Objective: Identify and reproduce every line holding the string "standalone".

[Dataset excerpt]

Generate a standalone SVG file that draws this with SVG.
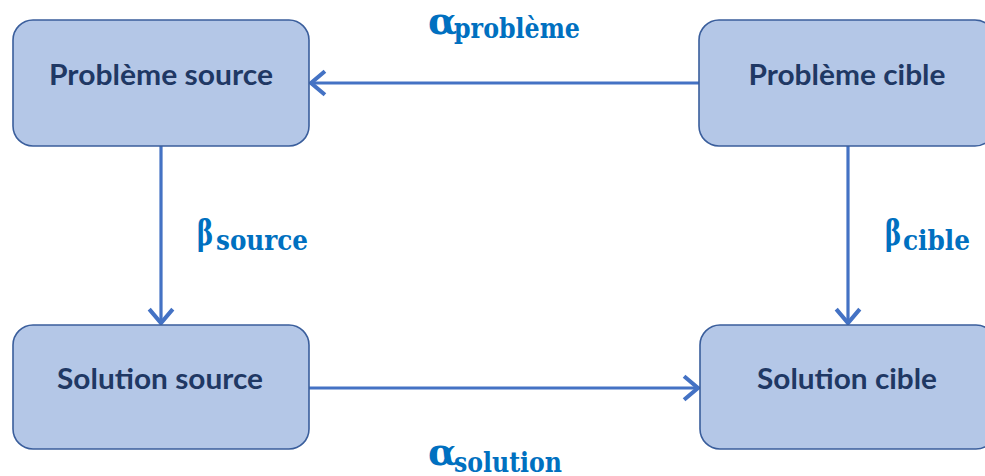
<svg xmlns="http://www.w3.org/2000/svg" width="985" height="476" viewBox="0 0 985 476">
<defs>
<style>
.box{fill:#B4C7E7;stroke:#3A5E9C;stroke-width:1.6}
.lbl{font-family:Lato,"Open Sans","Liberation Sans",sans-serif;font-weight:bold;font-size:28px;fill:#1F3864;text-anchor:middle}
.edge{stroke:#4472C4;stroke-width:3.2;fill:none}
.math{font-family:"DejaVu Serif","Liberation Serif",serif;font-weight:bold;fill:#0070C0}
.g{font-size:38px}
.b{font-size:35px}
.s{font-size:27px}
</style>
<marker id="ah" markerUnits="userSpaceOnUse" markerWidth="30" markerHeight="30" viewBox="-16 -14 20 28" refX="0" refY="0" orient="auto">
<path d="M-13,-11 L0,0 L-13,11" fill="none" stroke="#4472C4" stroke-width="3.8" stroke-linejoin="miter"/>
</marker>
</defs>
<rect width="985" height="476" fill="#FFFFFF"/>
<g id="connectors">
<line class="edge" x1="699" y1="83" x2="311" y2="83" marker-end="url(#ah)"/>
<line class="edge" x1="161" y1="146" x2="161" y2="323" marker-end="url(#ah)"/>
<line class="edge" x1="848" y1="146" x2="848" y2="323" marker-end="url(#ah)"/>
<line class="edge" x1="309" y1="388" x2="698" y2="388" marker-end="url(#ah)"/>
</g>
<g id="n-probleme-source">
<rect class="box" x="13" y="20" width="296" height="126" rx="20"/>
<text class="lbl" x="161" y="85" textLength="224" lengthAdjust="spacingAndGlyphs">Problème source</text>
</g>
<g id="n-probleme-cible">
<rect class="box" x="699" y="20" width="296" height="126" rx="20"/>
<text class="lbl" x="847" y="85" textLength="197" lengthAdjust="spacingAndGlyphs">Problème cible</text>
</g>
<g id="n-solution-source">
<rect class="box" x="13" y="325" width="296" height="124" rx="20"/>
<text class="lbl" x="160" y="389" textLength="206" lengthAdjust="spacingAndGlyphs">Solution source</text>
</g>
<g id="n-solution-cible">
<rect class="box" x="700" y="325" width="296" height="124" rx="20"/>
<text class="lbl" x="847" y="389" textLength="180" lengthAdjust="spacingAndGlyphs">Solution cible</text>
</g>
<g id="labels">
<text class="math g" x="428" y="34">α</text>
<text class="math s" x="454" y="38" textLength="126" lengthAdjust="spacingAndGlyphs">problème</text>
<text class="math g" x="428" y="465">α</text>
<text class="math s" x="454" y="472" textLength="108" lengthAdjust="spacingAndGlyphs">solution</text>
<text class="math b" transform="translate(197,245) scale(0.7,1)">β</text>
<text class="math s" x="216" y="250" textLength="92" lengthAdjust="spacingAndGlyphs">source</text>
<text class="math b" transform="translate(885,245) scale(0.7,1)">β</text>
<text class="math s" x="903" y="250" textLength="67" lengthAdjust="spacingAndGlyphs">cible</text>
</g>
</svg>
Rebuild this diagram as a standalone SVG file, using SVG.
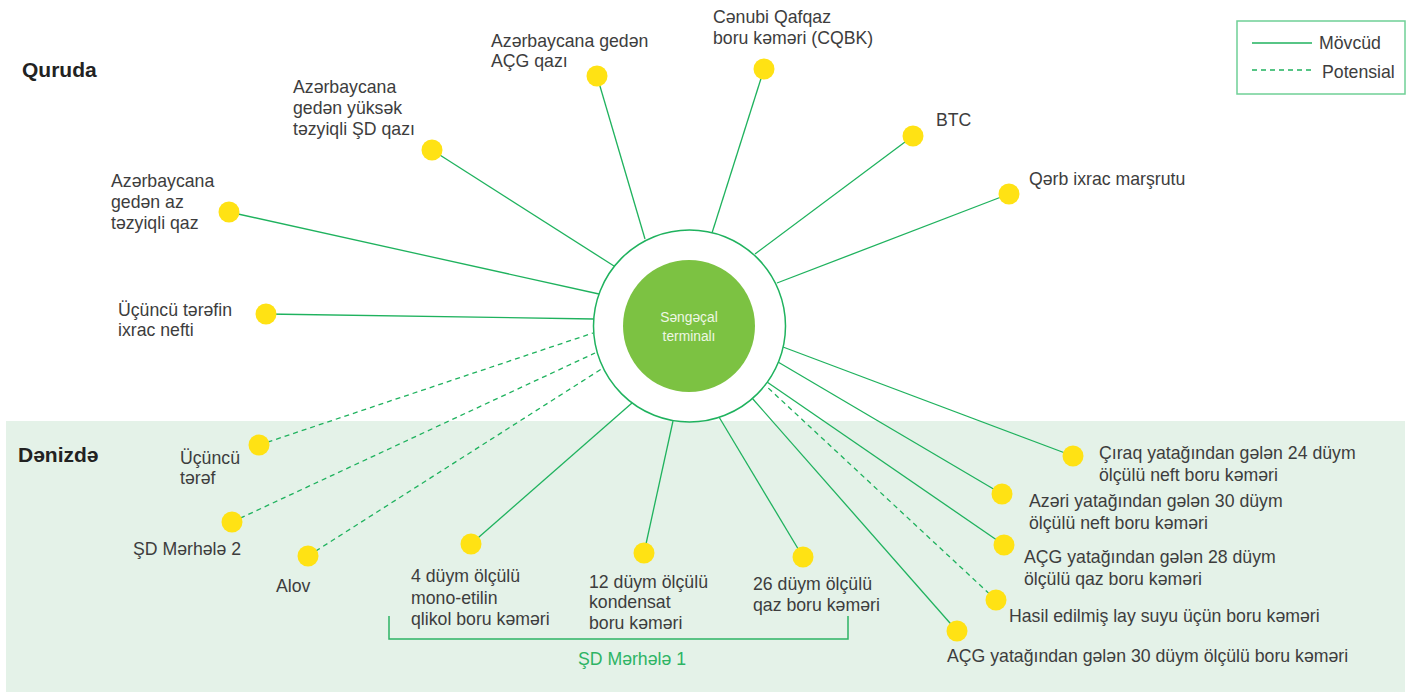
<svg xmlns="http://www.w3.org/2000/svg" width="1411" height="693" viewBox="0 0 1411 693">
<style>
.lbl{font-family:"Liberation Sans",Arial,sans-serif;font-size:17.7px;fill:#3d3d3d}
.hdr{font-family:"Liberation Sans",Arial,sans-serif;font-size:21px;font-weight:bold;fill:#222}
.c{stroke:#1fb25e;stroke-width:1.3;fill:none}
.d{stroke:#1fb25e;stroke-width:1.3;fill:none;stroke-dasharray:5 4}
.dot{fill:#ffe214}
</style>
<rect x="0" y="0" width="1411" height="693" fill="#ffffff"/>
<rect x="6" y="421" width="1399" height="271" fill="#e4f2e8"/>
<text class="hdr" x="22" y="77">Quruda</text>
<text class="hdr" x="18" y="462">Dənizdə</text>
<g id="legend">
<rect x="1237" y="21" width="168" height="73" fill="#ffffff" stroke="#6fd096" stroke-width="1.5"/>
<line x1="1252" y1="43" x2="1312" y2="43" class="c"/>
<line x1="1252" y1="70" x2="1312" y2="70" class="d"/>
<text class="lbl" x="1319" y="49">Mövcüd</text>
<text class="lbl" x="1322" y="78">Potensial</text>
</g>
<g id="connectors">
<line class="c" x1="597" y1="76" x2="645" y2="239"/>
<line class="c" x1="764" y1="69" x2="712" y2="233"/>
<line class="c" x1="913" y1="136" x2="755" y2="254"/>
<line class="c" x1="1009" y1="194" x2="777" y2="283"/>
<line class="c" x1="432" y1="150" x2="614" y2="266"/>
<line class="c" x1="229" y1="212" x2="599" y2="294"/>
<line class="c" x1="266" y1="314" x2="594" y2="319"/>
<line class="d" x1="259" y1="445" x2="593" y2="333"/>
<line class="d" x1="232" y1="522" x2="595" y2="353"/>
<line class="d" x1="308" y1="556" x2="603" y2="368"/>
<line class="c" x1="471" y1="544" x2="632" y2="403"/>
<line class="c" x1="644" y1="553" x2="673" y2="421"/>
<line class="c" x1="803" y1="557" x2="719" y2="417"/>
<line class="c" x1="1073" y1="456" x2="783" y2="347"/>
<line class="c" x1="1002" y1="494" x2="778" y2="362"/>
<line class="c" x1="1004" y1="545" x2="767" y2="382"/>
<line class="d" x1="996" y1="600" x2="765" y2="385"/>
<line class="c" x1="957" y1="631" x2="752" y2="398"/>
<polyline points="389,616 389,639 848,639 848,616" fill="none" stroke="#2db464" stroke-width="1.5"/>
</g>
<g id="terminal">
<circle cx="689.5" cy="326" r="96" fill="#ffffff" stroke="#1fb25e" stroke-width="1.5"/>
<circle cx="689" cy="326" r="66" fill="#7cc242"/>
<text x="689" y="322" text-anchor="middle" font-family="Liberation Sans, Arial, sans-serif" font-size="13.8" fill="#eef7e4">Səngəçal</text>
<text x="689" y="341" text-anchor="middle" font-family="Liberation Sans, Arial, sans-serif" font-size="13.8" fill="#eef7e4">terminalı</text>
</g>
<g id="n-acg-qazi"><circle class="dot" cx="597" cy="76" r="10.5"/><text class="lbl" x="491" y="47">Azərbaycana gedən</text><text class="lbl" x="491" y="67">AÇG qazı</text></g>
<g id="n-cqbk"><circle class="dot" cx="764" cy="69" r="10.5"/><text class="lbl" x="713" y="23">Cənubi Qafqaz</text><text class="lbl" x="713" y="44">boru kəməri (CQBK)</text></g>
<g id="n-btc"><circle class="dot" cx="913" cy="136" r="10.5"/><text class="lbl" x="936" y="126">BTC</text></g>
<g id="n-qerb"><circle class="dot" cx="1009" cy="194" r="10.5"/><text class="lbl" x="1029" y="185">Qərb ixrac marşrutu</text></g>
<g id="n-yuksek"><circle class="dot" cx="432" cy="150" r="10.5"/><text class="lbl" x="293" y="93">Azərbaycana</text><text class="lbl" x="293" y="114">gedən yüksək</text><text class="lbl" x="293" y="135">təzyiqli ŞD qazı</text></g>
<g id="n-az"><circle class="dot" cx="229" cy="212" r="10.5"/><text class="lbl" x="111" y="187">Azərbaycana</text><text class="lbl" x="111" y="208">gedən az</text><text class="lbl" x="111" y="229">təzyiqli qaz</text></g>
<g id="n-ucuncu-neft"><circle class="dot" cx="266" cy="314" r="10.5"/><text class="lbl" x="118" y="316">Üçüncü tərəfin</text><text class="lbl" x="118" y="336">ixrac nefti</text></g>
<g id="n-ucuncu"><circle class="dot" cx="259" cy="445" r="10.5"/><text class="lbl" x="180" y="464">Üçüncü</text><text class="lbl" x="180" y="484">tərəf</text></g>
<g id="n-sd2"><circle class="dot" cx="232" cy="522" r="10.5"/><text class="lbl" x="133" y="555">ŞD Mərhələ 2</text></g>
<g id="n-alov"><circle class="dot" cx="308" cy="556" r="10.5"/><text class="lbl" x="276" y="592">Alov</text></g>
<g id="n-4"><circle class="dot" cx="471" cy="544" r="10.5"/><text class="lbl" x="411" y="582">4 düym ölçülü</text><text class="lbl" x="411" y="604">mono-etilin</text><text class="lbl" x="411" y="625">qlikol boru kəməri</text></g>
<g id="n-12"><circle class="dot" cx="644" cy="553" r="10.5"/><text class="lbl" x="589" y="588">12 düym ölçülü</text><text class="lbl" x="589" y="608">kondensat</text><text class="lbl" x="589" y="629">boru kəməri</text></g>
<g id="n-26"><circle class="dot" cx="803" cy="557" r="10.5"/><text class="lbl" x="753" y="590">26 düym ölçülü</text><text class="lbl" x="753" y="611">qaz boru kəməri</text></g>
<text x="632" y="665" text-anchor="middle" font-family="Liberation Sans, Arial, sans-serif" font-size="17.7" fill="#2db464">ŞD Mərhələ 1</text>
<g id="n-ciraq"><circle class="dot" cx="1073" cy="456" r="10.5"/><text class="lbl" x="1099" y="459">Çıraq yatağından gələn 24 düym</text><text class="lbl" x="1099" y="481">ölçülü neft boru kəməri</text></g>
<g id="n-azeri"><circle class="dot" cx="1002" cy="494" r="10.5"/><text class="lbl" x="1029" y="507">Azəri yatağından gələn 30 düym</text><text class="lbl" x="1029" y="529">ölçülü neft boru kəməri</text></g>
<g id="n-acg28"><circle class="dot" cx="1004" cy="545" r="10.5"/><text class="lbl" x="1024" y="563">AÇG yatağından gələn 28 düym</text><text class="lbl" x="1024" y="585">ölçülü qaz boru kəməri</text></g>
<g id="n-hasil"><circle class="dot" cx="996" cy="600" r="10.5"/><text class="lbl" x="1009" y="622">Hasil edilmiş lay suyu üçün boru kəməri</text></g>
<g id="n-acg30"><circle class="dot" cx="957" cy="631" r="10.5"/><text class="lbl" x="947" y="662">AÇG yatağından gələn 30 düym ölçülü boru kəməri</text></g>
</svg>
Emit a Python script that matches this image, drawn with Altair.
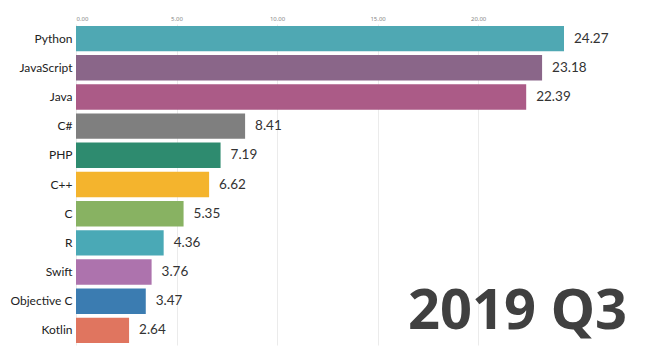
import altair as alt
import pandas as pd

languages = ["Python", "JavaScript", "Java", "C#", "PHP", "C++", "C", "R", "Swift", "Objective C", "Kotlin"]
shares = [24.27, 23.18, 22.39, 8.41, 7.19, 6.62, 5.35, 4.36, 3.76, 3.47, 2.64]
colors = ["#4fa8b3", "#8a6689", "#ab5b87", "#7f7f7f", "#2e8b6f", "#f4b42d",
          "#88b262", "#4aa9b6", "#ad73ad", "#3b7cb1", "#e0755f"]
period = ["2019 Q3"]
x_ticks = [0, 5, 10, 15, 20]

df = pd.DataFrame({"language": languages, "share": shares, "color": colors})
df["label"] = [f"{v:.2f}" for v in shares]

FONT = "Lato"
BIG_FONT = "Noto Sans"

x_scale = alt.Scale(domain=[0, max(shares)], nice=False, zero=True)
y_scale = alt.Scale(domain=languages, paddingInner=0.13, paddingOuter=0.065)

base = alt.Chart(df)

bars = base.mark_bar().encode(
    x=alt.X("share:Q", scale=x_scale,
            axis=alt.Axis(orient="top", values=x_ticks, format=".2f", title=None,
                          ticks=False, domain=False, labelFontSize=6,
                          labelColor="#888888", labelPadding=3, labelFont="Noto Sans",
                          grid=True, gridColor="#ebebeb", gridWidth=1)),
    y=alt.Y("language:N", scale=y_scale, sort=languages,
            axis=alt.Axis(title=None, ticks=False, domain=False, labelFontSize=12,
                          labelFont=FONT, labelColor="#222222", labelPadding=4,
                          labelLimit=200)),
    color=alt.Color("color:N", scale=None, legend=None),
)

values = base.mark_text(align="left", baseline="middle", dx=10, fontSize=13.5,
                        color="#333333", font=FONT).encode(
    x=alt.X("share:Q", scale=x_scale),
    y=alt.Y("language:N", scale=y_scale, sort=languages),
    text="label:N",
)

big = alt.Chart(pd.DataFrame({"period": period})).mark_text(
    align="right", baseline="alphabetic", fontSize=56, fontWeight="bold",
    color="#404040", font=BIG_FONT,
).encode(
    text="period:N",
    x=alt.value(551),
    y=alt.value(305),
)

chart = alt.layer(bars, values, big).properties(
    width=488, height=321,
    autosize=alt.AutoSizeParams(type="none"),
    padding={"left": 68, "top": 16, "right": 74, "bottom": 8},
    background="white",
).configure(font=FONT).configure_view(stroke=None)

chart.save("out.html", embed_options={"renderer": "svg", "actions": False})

Answer to this problem:
Generate a standalone SVG file that draws this with SVG.
Rebuild this diagram as a standalone SVG file, using SVG.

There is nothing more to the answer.